Industry over-regulation, high taxation, supply-chain issues, ageing infrastructure and creating a level playing field for both public and private players are just some of the issues Latin American airline leaders are looking to address at their forthcoming annual ALTA AGM and Airline Leaders’ Forum in Cancun.
While most carriers in the region have returned to pre-pandemic capacity levels and are focusing on expansion, they say macroeconomic concerns along with regulatory red-tape threaten to hinder their growth plans. They’re calling for ”more inclusion” in decision-making, and telling the region’s governments they need more scope and support in order to thrive in the post-pandemic world.
“Regulations are a critical part of how we operate,” Avianca chief executive Adrian Neuhauser, who is also the chairman of ALTA’s executive committee, said during a 22 October press briefing ahead of the opening of the forum. “But regulations must be aligned to provide more accessibility and open up more doors so people can travel more.”
“We have a responsibility to our consumers, and we need to align the private sector, the authorities and the rest of the stakeholders to be more inclusive,” he adds.
“We are trying to explain to the authorities that the entry point into a country is the airline boarding pass,” says Jose Ricardo Botelho, ALTA’s executive director. Tourists can easily decide to spend their money elsewhere if a country’s rules are too rigid, if the process is not convenient, or if the value proposition is too expensive.
ALTA represents 153 airlines and related industry companies across Latin America and the Caribbean.
STILL LOSING MONEY
The region’s airline executives come together as the Latin American aviation industry continues to lose money. According to IATA, the region’s carriers will lose about $1.4 billion this year, with North American, European and Middle Eastern airlines all well in the black. That said, the potential remains huge. IATA statistics show that per-capita trips in Latin America are at 0.65 per year, compared to the USA where that figure is 2.6.
The executives agree that regulation is part of the problem, but also inflation and exchange rates pose major financial challenges for an industry most of whose costs are paid in dollars. In addition, airlines argue that governments should be building and revitalizing the ageing infrastructure that would help stimulate growth of connectivity and tourism.
“In a region where surcharges and other taxes are about 50% - all the burden is on the private sector,” Neuhauser says. “We need to invest in infrastructure, it’s reaching [a situation] where it is becoming a challenge for our operations.” And this infrastructure investment must come from the governments, as airlines do their part to make every journey more comfortable with newer aircraft and better service offerings.

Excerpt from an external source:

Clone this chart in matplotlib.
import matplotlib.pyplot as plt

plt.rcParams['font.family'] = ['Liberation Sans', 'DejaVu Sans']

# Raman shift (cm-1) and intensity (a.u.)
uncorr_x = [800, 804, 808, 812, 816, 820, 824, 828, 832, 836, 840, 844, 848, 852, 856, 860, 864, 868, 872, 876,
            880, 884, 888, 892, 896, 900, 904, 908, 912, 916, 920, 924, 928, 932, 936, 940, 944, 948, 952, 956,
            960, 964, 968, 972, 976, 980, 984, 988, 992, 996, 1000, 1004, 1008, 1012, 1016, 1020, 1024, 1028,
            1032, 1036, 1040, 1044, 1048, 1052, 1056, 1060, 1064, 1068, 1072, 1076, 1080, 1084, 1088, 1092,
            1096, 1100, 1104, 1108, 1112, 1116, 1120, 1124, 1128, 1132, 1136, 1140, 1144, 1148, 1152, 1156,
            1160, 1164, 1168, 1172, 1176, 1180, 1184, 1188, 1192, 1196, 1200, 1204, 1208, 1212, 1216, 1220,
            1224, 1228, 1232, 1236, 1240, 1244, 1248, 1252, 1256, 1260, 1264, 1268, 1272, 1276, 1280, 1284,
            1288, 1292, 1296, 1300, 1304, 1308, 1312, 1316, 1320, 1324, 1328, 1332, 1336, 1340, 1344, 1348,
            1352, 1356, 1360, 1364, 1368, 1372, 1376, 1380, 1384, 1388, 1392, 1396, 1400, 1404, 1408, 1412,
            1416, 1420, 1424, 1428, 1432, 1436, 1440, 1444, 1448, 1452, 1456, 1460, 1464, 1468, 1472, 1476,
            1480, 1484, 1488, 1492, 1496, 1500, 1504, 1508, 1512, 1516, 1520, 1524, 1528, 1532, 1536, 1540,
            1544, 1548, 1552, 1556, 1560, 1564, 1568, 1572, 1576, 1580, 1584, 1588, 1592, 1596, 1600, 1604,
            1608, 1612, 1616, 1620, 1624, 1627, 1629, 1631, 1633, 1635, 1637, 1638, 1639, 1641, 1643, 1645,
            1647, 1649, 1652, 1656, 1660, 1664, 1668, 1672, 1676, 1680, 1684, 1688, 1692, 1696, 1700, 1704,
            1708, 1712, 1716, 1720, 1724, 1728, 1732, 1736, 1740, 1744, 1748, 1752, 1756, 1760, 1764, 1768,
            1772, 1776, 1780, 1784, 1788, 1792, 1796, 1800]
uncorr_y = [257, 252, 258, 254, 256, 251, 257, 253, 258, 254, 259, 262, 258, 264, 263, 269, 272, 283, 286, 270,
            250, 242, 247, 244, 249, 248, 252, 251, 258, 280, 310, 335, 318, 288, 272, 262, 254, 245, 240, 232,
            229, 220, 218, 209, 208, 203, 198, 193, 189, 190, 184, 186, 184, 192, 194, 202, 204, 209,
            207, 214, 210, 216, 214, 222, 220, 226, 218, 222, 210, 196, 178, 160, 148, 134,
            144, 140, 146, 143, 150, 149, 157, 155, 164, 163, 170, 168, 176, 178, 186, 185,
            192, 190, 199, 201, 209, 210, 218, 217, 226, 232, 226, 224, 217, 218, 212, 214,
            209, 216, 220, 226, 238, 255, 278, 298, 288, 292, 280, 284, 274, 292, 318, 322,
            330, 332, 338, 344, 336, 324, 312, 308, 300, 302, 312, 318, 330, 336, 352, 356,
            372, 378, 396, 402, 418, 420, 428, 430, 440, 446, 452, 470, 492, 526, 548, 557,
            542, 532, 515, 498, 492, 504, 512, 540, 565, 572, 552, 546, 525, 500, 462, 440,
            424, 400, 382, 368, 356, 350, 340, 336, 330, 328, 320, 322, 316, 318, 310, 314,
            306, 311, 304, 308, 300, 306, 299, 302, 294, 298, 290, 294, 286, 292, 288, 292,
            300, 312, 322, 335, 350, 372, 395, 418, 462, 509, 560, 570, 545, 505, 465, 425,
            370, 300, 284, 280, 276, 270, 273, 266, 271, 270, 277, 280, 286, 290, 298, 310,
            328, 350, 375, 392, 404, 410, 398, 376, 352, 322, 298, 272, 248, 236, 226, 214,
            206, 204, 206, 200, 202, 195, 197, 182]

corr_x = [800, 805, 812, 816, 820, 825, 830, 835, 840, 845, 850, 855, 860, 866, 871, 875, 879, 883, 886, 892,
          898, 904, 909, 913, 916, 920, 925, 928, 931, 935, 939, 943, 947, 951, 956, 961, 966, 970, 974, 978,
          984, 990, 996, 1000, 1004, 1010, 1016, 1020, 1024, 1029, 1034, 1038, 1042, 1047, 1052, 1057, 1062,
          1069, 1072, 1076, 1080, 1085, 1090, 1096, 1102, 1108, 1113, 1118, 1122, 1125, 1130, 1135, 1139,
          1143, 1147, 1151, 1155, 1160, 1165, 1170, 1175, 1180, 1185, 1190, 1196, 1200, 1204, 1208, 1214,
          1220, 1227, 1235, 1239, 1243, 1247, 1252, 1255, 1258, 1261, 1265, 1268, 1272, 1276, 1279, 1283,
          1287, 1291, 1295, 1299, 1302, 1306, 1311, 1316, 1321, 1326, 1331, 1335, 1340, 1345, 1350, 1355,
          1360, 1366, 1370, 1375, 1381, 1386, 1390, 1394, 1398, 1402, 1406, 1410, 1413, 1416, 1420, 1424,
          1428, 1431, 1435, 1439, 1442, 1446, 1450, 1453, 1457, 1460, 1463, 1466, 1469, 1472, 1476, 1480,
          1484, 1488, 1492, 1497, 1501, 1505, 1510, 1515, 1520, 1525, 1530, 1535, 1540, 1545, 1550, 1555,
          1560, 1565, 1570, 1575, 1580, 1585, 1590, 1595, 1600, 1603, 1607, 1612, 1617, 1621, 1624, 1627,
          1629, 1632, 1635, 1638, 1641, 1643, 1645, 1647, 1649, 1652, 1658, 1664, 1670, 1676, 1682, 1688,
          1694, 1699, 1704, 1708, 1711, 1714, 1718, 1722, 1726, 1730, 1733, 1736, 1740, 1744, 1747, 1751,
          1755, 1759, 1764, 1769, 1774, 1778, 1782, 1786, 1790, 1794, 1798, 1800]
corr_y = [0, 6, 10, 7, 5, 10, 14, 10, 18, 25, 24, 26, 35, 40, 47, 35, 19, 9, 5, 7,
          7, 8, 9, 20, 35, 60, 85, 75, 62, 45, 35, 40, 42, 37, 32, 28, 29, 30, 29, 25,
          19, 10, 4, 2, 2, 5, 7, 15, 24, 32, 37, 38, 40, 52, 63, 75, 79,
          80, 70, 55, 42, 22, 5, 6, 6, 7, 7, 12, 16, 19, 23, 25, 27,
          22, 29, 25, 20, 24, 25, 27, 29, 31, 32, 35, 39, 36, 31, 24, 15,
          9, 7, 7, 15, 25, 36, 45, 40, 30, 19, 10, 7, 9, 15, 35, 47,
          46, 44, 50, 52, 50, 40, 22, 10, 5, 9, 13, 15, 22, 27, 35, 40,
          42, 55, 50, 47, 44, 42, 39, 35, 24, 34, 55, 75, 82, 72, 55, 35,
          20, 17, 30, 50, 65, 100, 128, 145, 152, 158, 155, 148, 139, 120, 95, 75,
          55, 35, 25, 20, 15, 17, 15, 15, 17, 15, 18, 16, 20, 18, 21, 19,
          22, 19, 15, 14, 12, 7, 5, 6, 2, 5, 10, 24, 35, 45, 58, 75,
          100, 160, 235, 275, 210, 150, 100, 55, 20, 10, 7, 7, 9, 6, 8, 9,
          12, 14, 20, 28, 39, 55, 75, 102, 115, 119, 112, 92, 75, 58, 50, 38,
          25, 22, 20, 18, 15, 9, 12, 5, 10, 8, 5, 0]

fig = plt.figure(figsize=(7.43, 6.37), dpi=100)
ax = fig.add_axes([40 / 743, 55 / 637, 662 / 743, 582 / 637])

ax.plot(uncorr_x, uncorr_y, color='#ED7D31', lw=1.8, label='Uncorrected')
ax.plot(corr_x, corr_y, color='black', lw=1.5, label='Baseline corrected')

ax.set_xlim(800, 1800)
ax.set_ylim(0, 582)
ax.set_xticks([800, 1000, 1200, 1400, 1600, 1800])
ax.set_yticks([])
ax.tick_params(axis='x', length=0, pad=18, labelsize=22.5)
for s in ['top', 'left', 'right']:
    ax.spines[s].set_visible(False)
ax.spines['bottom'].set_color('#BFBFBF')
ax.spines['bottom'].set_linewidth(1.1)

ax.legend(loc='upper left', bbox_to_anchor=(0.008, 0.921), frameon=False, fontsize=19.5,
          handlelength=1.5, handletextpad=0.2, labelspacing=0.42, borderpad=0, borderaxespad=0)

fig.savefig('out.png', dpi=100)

“Competition forces us to be better,” Neuhauser says. “We want competition with a level playing fields and fair rules.”
CATEGORY ONE UPGRADE
Mexico, the host of this year’s ALTA Leaders’ Forum, recently received a long-awaited boost to its commercial aviation industry in the form of a safety upgrade from the US Federal Aviation Administration. The FAA recently restored Mexico’s safety status to so-called Category 1 after a more-than-two-year downgrade to Category 2, thus allowing the country’s carriers to once again expand their transborder operations.
That’s an achievement authorities in Mexico do not want to lose again.
“Our priority is to maintain the highest international operational safety standards, so as not to fall back to Category 2,” says Miguel Vallin, general director of Mexican civilian aviation regulator AFAC.
As a result of the upgrade, all three major Mexican carriers on US routes – Aeromexico, VivaAerobus and Volaris – have announced schedule additions between the two countries. US carriers, meantime, have expanded codeshares to take advantage of the regulatory move.
The FAA had downgraded Mexico’s International Aviation Safety Assessment rating in May 2021 after finding the country did not meet International Civil Aviation Organization safety standards. Category 2 designations mean the FAA has deemed that a country does not have laws or regulations needed to support safe air travel, or that its civil aviation authority lacks adequate technical expertise, trained personnel, record keeping, inspection procedures or resolution of safety concerns.
While the FAA allowed existing air service between the countries to continue, the Category 2 designation restricted Mexican carriers from introducing new US routes and prevented US airlines’ ability to market and sell tickets on Mexican carriers via codeshare partnerships.